March is particularly painful, because it invites the neophytes who haven't watched a lick of college sports all year to suddenly wax knowledgeable about the odds of the East Centralia State Cottonbalers beating the Smortley College Fighting Student Princes. March Madness is the ebb tide of the football off-season. The tournament is a CBS-fueled bonfire of daytime games and crap teams, its flames fanned by the flapping gums of Dick Vitale. "It's serendipity baaaabyyyyy." That of course requires him to momentarily stop verbally fellating Mike Kryszewski for long enough to notice another team.

Coach K. Don't even get me started on that guy.

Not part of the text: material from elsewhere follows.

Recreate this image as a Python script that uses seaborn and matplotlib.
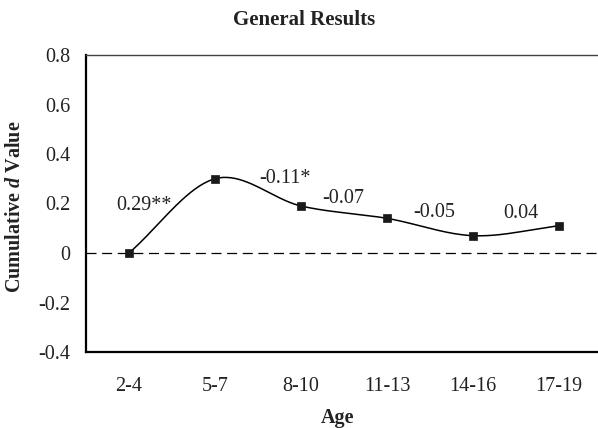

Like my fellow "writer" 87Townie, I was raised on wrestling. That was the sport of strong young men. Basketball was playground stuff for the kids who couldn't take an elbow to the mouth without crying. To this day, I look back on wrestling practices as some of the most brutal physical events of my life. Few things teach a kid more about his own strength, grit, and will to fight than a mano-a-mano, 6-minute anaerobic fight before a screaming crowd. Thunderdome for 4-H kids.

There's a reason you've never seen anyone puke from exertion after 6 minutes of basketball.

Alas, wrestling doesn't get the eyeballs of basketball. It's too nuanced, too esoteric for the great unwashed. So we're stuck with shootyball and their crybaby fouls.

That's a shame, because basketball is terrible.